Mehr Effizienz kann vor allem durch die Reduktion von Energieverlusten erreicht werden. Bezogen auf einen IE3-Motor müssen für die Energieeffizienzklasse IE4 diese Verluste nochmals um bis zu 25 % verringert werden. Sie entstehen hauptsächlich durch Joule-(Wärme) und Eisen-Verluste (Magnetisierung) im Umfeld der Statorwicklung, aber auch des Rotors. Dabei treten allerdings unerwünschte Nebenwirkungen auf: So beeinflusst die Reduzierung einzelner Verluste tendenziell die Gesamtkosten des Motors, das Anlaufmoment oder auch die Leistung.

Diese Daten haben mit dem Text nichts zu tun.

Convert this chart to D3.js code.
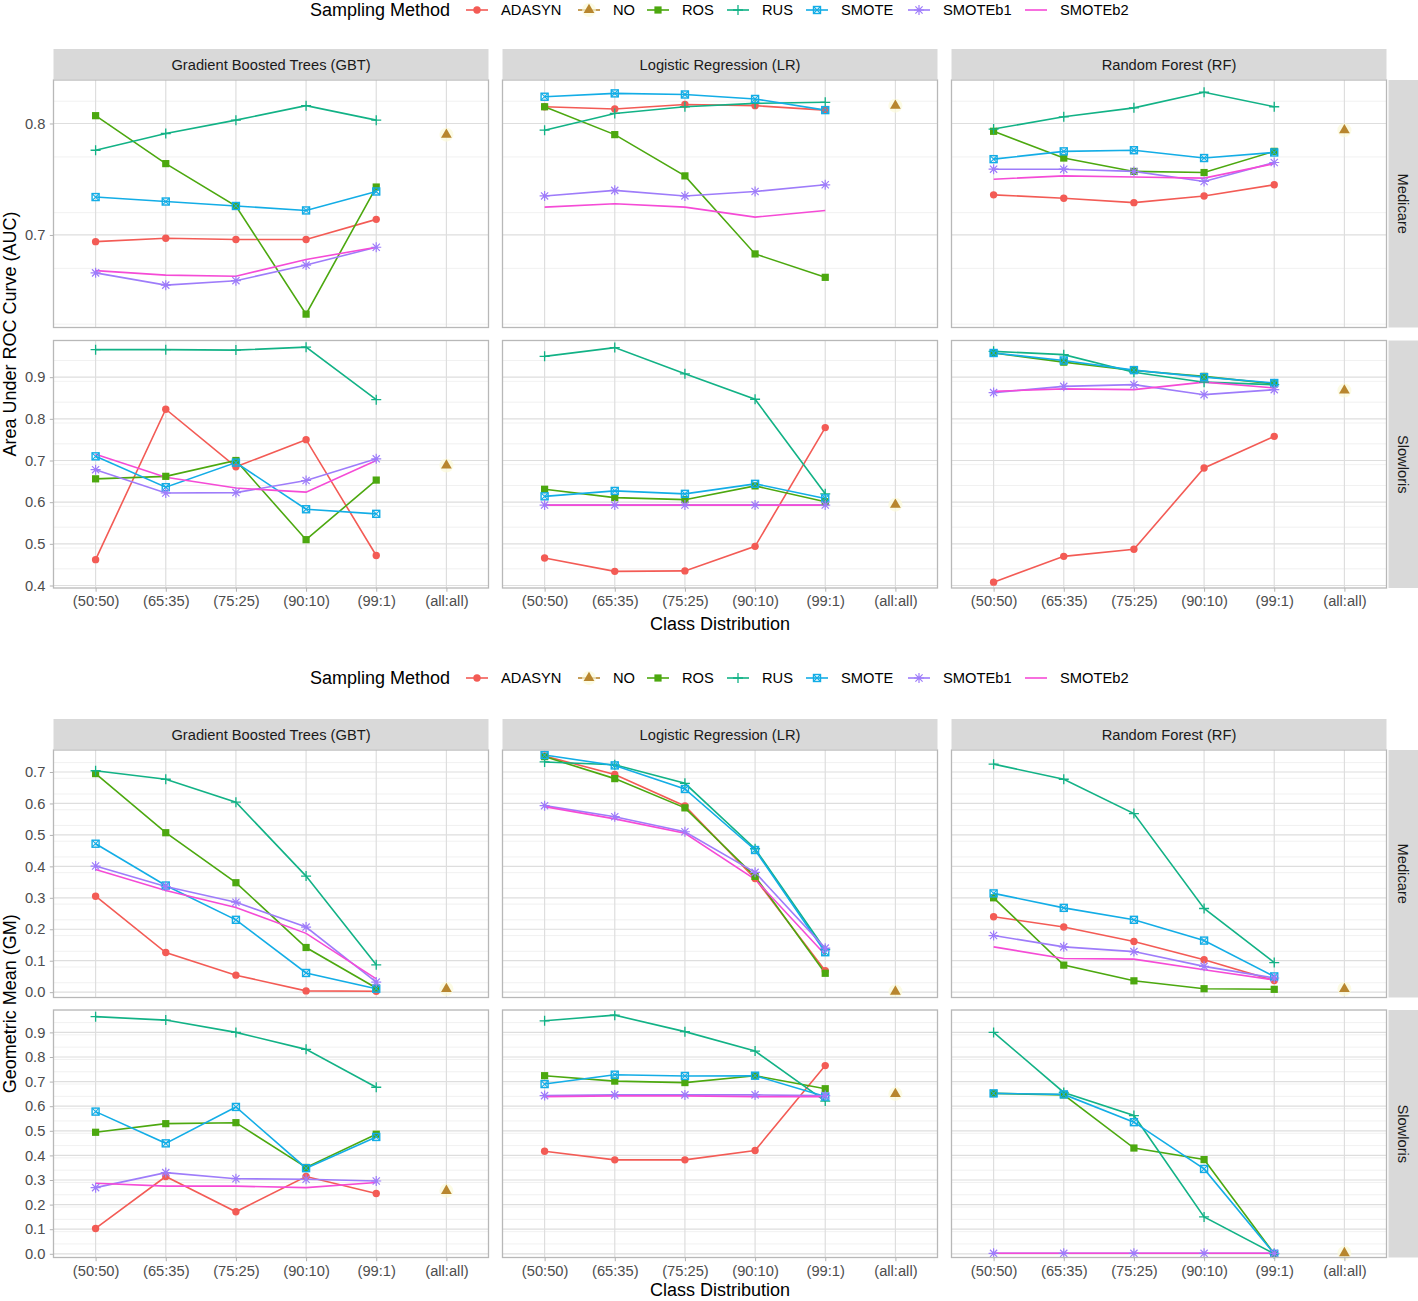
<!DOCTYPE html>
<html><head><meta charset="utf-8">
<script src="https://cdn.jsdelivr.net/npm/d3@7"></script>
<style>body{margin:0;background:#fff;} text{font-family:"Liberation Sans",Arial,Helvetica,sans-serif;}</style>
</head><body>
<script>
const categories = ["(50:50)", "(65:35)", "(75:25)", "(90:10)", "(99:1)", "(all:all)"];
const methods = ["ADASYN", "NO", "ROS", "RUS", "SMOTE", "SMOTEb1", "SMOTEb2"];
const models = ["Gradient Boosted Trees (GBT)", "Logistic Regression (LR)", "Random Forest (RF)"];
const datasets = ["Medicare", "Slowloris"];
const colors = ["#F35B55", "#B8862E", "#4CA80F", "#12B286", "#13ADE6", "#9E7CFA", "#F54BD6"];

// ---- AUC, Medicare ----
const aucMedGBT = {
  ADASYN: [0.694, 0.697, 0.696, 0.696, 0.714],
  ROS: [0.807, 0.764, 0.726, 0.629, 0.743],
  RUS: [0.776, 0.791, 0.803, 0.816, 0.803],
  SMOTE: [0.734, 0.730, 0.726, 0.722, 0.739],
  SMOTEb1: [0.666, 0.655, 0.659, 0.673, 0.689],
  SMOTEb2: [0.668, 0.664, 0.663, 0.678, 0.689]
};
const aucMedLR = {
  ADASYN: [0.815, 0.813, 0.817, 0.816, 0.812],
  ROS: [0.815, 0.790, 0.753, 0.683, 0.662],
  RUS: [0.794, 0.809, 0.815, 0.818, 0.819],
  SMOTE: [0.824, 0.827, 0.826, 0.822, 0.812],
  SMOTEb1: [0.735, 0.740, 0.735, 0.739, 0.745],
  SMOTEb2: [0.725, 0.728, 0.725, 0.716, 0.722]
};
const aucMedRF = {
  ADASYN: [0.736, 0.733, 0.729, 0.735, 0.745],
  ROS: [0.793, 0.769, 0.757, 0.756, 0.775],
  RUS: [0.795, 0.806, 0.814, 0.828, 0.815],
  SMOTE: [0.768, 0.775, 0.776, 0.769, 0.774],
  SMOTEb1: [0.759, 0.759, 0.757, 0.748, 0.765],
  SMOTEb2: [0.750, 0.753, 0.752, 0.751, 0.764]
};
const aucMedNO = [0.790, 0.816, 0.794];

// ---- AUC, Slowloris ----
const aucSlowGBT = {
  ADASYN: [0.462, 0.823, 0.685, 0.750, 0.472],
  ROS: [0.656, 0.662, 0.700, 0.510, 0.653],
  RUS: [0.966, 0.966, 0.965, 0.972, 0.846],
  SMOTE: [0.710, 0.636, 0.695, 0.583, 0.572],
  SMOTEb1: [0.678, 0.622, 0.623, 0.652, 0.704],
  SMOTEb2: [0.715, 0.660, 0.634, 0.624, 0.700]
};
const aucSlowLR = {
  ADASYN: [0.466, 0.434, 0.435, 0.494, 0.779],
  ROS: [0.631, 0.611, 0.606, 0.639, 0.601],
  RUS: [0.950, 0.971, 0.908, 0.847, 0.620],
  SMOTE: [0.614, 0.627, 0.620, 0.644, 0.609],
  SMOTEb1: [0.593, 0.593, 0.593, 0.593, 0.593],
  SMOTEb2: [0.593, 0.593, 0.593, 0.593, 0.593]
};
const aucSlowRF = {
  ADASYN: [0.408, 0.470, 0.487, 0.682, 0.758],
  ROS: [0.958, 0.936, 0.916, 0.902, 0.884],
  RUS: [0.962, 0.954, 0.912, 0.888, 0.882],
  SMOTE: [0.958, 0.940, 0.917, 0.900, 0.886],
  SMOTEb1: [0.863, 0.878, 0.882, 0.858, 0.870],
  SMOTEb2: [0.866, 0.872, 0.870, 0.888, 0.874]
};
const aucSlowNO = [0.688, 0.594, 0.868];

// ---- GM, Medicare ----
const gmMedGBT = {
  ADASYN: [0.305, 0.126, 0.054, 0.004, 0.003],
  ROS: [0.695, 0.507, 0.348, 0.142, 0.013],
  RUS: [0.704, 0.677, 0.604, 0.369, 0.087],
  SMOTE: [0.472, 0.339, 0.230, 0.061, 0.011],
  SMOTEb1: [0.401, 0.336, 0.286, 0.207, 0.032],
  SMOTEb2: [0.390, 0.323, 0.269, 0.187, 0.042]
};
const gmMedLR = {
  ADASYN: [0.751, 0.692, 0.592, 0.361, 0.068],
  ROS: [0.749, 0.679, 0.586, 0.368, 0.060],
  RUS: [0.732, 0.723, 0.664, 0.456, 0.135],
  SMOTE: [0.754, 0.721, 0.646, 0.452, 0.127],
  SMOTEb1: [0.593, 0.558, 0.510, 0.381, 0.140],
  SMOTEb2: [0.590, 0.551, 0.505, 0.359, 0.119]
};
const gmMedRF = {
  ADASYN: [0.240, 0.207, 0.161, 0.103, 0.037],
  ROS: [0.300, 0.086, 0.036, 0.011, 0.009],
  RUS: [0.725, 0.677, 0.568, 0.266, 0.094],
  SMOTE: [0.314, 0.268, 0.230, 0.164, 0.050],
  SMOTEb1: [0.180, 0.144, 0.129, 0.082, 0.045],
  SMOTEb2: [0.144, 0.107, 0.105, 0.071, 0.039]
};
const gmMedNO = [0.010, 0.002, 0.010];

// ---- GM, Slowloris ----
const gmSlowGBT = {
  ADASYN: [0.103, 0.314, 0.171, 0.314, 0.245],
  ROS: [0.494, 0.529, 0.533, 0.351, 0.486],
  RUS: [0.964, 0.950, 0.900, 0.831, 0.677],
  SMOTE: [0.578, 0.449, 0.597, 0.348, 0.475],
  SMOTEb1: [0.269, 0.330, 0.305, 0.303, 0.296],
  SMOTEb2: [0.287, 0.275, 0.275, 0.269, 0.290]
};
const gmSlowLR = {
  ADASYN: [0.417, 0.382, 0.382, 0.420, 0.765],
  ROS: [0.724, 0.702, 0.696, 0.724, 0.671],
  RUS: [0.947, 0.970, 0.903, 0.824, 0.621],
  SMOTE: [0.690, 0.728, 0.723, 0.724, 0.639],
  SMOTEb1: [0.643, 0.646, 0.646, 0.646, 0.643],
  SMOTEb2: [0.639, 0.642, 0.642, 0.639, 0.639]
};
const gmSlowRF = {
  ROS: [0.652, 0.646, 0.430, 0.383, 0.000],
  RUS: [0.900, 0.656, 0.562, 0.150, 0.000],
  SMOTE: [0.652, 0.648, 0.535, 0.345, 0.000],
  SMOTEb1: [0.002, 0.002, 0.002, 0.002, 0.002],
  SMOTEb2: [0.002, 0.002, 0.002, 0.002, 0.002]
};
const gmSlowNO = [0.256, 0.650, 0.003];

// tick values
const aucMedTicks = [0.7, 0.8];
const aucSlowTicks = [0.4, 0.5, 0.6, 0.7, 0.8, 0.9];
const gmMedTicks = [0.0, 0.1, 0.2, 0.3, 0.4, 0.5, 0.6, 0.7];
const gmSlowTicks = [0.0, 0.1, 0.2, 0.3, 0.4, 0.5, 0.6, 0.7, 0.8, 0.9];

// ---------------- drawing ----------------
const W = 1418, H = 1301;
const svg = d3.select("body").append("svg").attr("width", W).attr("height", H);
const color = d3.scaleOrdinal().domain(methods).range(colors);
const panelX = [53.5, 502.5, 951.5];
const panelW = 435;
const x = d3.scalePoint().domain(categories).range([0, panelW]).padding(0.6);

function drawMarker(g, method, cx, cy) {
  const c = color(method);
  const m = g.append("g").attr("transform", `translate(${cx},${cy})`);
  if (method === "ADASYN") {
    m.append("circle").attr("r", 3.7).attr("fill", c);
  } else if (method === "NO") {
    m.append("circle").attr("r", 7).attr("fill", "#FBFAD8").attr("opacity", 0.7);
    m.append("path").attr("d", d3.symbol(d3.symbolTriangle, 50)()).attr("fill", c);
  } else if (method === "ROS") {
    m.append("rect").attr("x", -3.6).attr("y", -3.6).attr("width", 7.2).attr("height", 7.2).attr("fill", c);
  } else if (method === "RUS") {
    m.append("path").attr("d", "M-5,0H5M0,-5V5").attr("stroke", c).attr("stroke-width", 1.3).attr("fill", "none");
  } else if (method === "SMOTE") {
    m.append("rect").attr("x", -3.5).attr("y", -3.5).attr("width", 7).attr("height", 7)
      .attr("stroke", c).attr("stroke-width", 1.4).attr("fill", "none");
    m.append("path").attr("d", "M-3.5,-3.5L3.5,3.5M-3.5,3.5L3.5,-3.5").attr("stroke", c).attr("stroke-width", 1.1);
  } else if (method === "SMOTEb1") {
    m.append("path").attr("d", "M-5,0H5M0,-5V5M-3.6,-3.6L3.6,3.6M-3.6,3.6L3.6,-3.6")
      .attr("stroke", c).attr("stroke-width", 1.2).attr("fill", "none");
  }
}

function drawFigure(cfg) {
  const g = svg.append("g");
  // legend
  const ly = cfg.legendY;
  g.append("text").attr("x", 310).attr("y", ly).attr("dominant-baseline", "central")
    .attr("font-size", 18).attr("fill", "#000").text("Sampling Method");
  const keyCenters = [477, 589, 658, 738, 817, 919, 1036];
  methods.forEach((mth, i) => {
    const kc = keyCenters[i];
    g.append("line").attr("x1", kc - 11).attr("x2", kc + 11).attr("y1", ly).attr("y2", ly)
      .attr("stroke", color(mth)).attr("stroke-width", 1.6);
    drawMarker(g, mth, kc, ly);
    g.append("text").attr("x", kc + 24).attr("y", ly).attr("dominant-baseline", "central")
      .attr("font-size", 14.7).attr("fill", "#000").text(mth);
  });

  // top strips
  models.forEach((mdl, ci) => {
    g.append("rect").attr("x", panelX[ci]).attr("y", cfg.stripY).attr("width", panelW).attr("height", 30)
      .attr("fill", "#D9D9D9");
    g.append("text").attr("x", panelX[ci] + panelW / 2).attr("y", cfg.stripY + 15.5)
      .attr("text-anchor", "middle").attr("dominant-baseline", "central")
      .attr("font-size", 14.7).attr("fill", "#1A1A1A").text(mdl);
  });

  cfg.rows.forEach((row, ri) => {
    const y = d3.scaleLinear().domain(row.domain).range([row.y1, row.y0]);
    const minor = d3.range(row.domain[0] - 0.1, row.domain[1] + 0.1, 0.05)
      .map(v => Math.round(v * 100) / 100)
      .filter(v => Math.abs(Math.round(v * 10) / 10 - v) > 0.01 && v > row.domain[0] && v < row.domain[1]);
    const hMaj = row.ticks.filter(v => v >= row.domain[0] && v <= row.domain[1]);

    // y axis (left)
    const ya = g.append("g").attr("transform", `translate(${panelX[0]},0)`)
      .call(d3.axisLeft(y).tickValues(row.ticks).tickFormat(d3.format(".1f")).tickSize(3.7).tickPadding(4.5));
    ya.select(".domain").remove();
    ya.selectAll(".tick line").attr("stroke", "#B3B3B3").attr("stroke-width", 1);
    ya.selectAll(".tick text").attr("font-size", 14.7).attr("fill", "#4D4D4D")
      .attr("font-family", '"Liberation Sans", Arial, sans-serif');

    models.forEach((mdl, ci) => {
      const pg = g.append("g").attr("transform", `translate(${panelX[ci]},0)`);
      pg.append("rect").attr("x", 0).attr("y", row.y0).attr("width", panelW).attr("height", row.y1 - row.y0)
        .attr("fill", "#fff");
      pg.selectAll(".minor").data(minor).enter().append("line")
        .attr("x1", 0).attr("x2", panelW).attr("y1", d => y(d)).attr("y2", d => y(d))
        .attr("stroke", "#EEEEEE").attr("stroke-width", 0.8);
      pg.selectAll(".major").data(hMaj).enter().append("line")
        .attr("x1", 0).attr("x2", panelW).attr("y1", d => y(d)).attr("y2", d => y(d))
        .attr("stroke", "#DEDEDE").attr("stroke-width", 1.2);
      pg.selectAll(".vmajor").data(categories).enter().append("line")
        .attr("x1", d => x(d)).attr("x2", d => x(d)).attr("y1", row.y0).attr("y2", row.y1)
        .attr("stroke", "#DEDEDE").attr("stroke-width", 1.2);

      const pdata = row.panels[ci];
      const line = d3.line().x((d, i) => x(categories[i])).y(d => y(d));
      methods.forEach(mth => {
        if (!pdata[mth]) return;
        pg.append("path").attr("d", line(pdata[mth])).attr("fill", "none")
          .attr("stroke", color(mth)).attr("stroke-width", 1.6);
      });
      methods.forEach(mth => {
        if (mth === "NO") {
          drawMarker(pg, "NO", x(categories[5]), y(row.no[ci]));
          return;
        }
        if (!pdata[mth]) return;
        pdata[mth].forEach((v, i) => drawMarker(pg, mth, x(categories[i]), y(v)));
      });
      pg.append("rect").attr("x", 0).attr("y", row.y0).attr("width", panelW).attr("height", row.y1 - row.y0)
        .attr("fill", "none").attr("stroke", "#B8B8B8").attr("stroke-width", 1.3);

      if (ri === cfg.rows.length - 1) {
        const xa = pg.append("g").attr("transform", `translate(0,${row.y1})`)
          .call(d3.axisBottom(x).tickSize(3.7).tickPadding(4));
        xa.select(".domain").remove();
        xa.selectAll(".tick line").attr("stroke", "#B3B3B3").attr("stroke-width", 1);
        xa.selectAll(".tick text").attr("font-size", 14.7).attr("fill", "#4D4D4D")
          .attr("font-family", '"Liberation Sans", Arial, sans-serif');
      }
    });

    // right strip
    g.append("rect").attr("x", 1388.5).attr("y", row.y0).attr("width", 29.5).attr("height", row.y1 - row.y0)
      .attr("fill", "#D9D9D9");
    g.append("text").attr("transform", `translate(${1403},${(row.y0 + row.y1) / 2}) rotate(90)`)
      .attr("text-anchor", "middle").attr("dominant-baseline", "central")
      .attr("font-size", 14.7).attr("fill", "#1A1A1A").text(datasets[ri]);
  });

  // axis titles
  g.append("text").attr("x", (panelX[0] + panelX[2] + panelW) / 2).attr("y", cfg.xTitleY)
    .attr("text-anchor", "middle").attr("dominant-baseline", "central")
    .attr("font-size", 18).attr("fill", "#000").text("Class Distribution");
  const yc = (cfg.rows[0].y0 + cfg.rows[1].y1) / 2;
  g.append("text").attr("transform", `translate(10,${yc}) rotate(-90)`)
    .attr("text-anchor", "middle").attr("dominant-baseline", "central")
    .attr("font-size", 18).attr("fill", "#000").text(cfg.yTitle);
}

drawFigure({
  legendY: 10, stripY: 49, xTitleY: 624,
  yTitle: "Area Under ROC Curve (AUC)",
  rows: [
    { y0: 80, y1: 327.5, domain: [0.617, 0.839], ticks: aucMedTicks,
      panels: [aucMedGBT, aucMedLR, aucMedRF], no: aucMedNO },
    { y0: 340.5, y1: 588, domain: [0.394, 0.988], ticks: aucSlowTicks,
      panels: [aucSlowGBT, aucSlowLR, aucSlowRF], no: aucSlowNO }
  ]
});
drawFigure({
  legendY: 678, stripY: 719, xTitleY: 1290,
  yTitle: "Geometric Mean (GM)",
  rows: [
    { y0: 750, y1: 997.5, domain: [-0.017, 0.770], ticks: gmMedTicks,
      panels: [gmMedGBT, gmMedLR, gmMedRF], no: gmMedNO },
    { y0: 1010, y1: 1257.5, domain: [-0.015, 0.991], ticks: gmSlowTicks,
      panels: [gmSlowGBT, gmSlowLR, gmSlowRF], no: gmSlowNO }
  ]
});
</script></body></html>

Joule-Verluste in der Statorwicklung können beispielsweise durch größere Drahtdurchmesser erreicht werden – das reduziert den Widerstand der Wicklungen. Der höhere Füllfaktor erschwert aber das Einsetzen der Wicklungen in die Statornuten, was die Produktionskosten erhöht. Eisenverluste können dagegen durch die Verwendung von höherwertigen und verlustärmeren Blechschnitten erreicht werden. Das Problem dabei: Die Materialkosten steigen. Unter dem Strich muss die konstruktive Effizienzoptimierung deshalb immer als ein System mit vielen Einstellschrauben gesehen und behandelt werden.
Die Zukunft ist geregelt
Die Zukunft gehört dem Asynchronmotor mit elektronischer Drehzahlregelung – das fordert nicht nur die Europäische Union, das prognostiziert auch der ZVEI und erwartet damit einen deutlichen Anstieg bei den Drive Controllern. Dass sich der Aufwand lohnt, rechnet der Zentralverband im Rahmen eines Best-Practice-Beispiels für ein Pumpensystem vor. Pumpen bieten ein erhebliches Einsparpotenzial, weil sie oft im Teillast-bereich betrieben werden. Die tatsächlich notwendige Fördermenge liegt wegen der Überdimensionierung des Systems in der Regel unterhalb des Nenn-Betriebspunktes und wird in vielen Fällen durch mechanische Regelsysteme kontrolliert – beispielsweise durch Ventile oder Drosselklappen. Im ZVEI-Beispiel wurden bei einer Kühlmittel-Pumpstation mit fünf Kreiselpumpen und fünf Motoren mit je 55 kW in der Automobil-Produktion alle Rohrblenden entfernt und die Drosselventile geöffnet. Zur Regelung der Fördermenge wurde stattdessen die Drehzahlregelung mit Drive Controllern eingesetzt. Das Ergebnis war beachtlich: die Energieeinsparung betrug 60 %; die Energiekosten sanken um 160 000 Euro pro Jahr.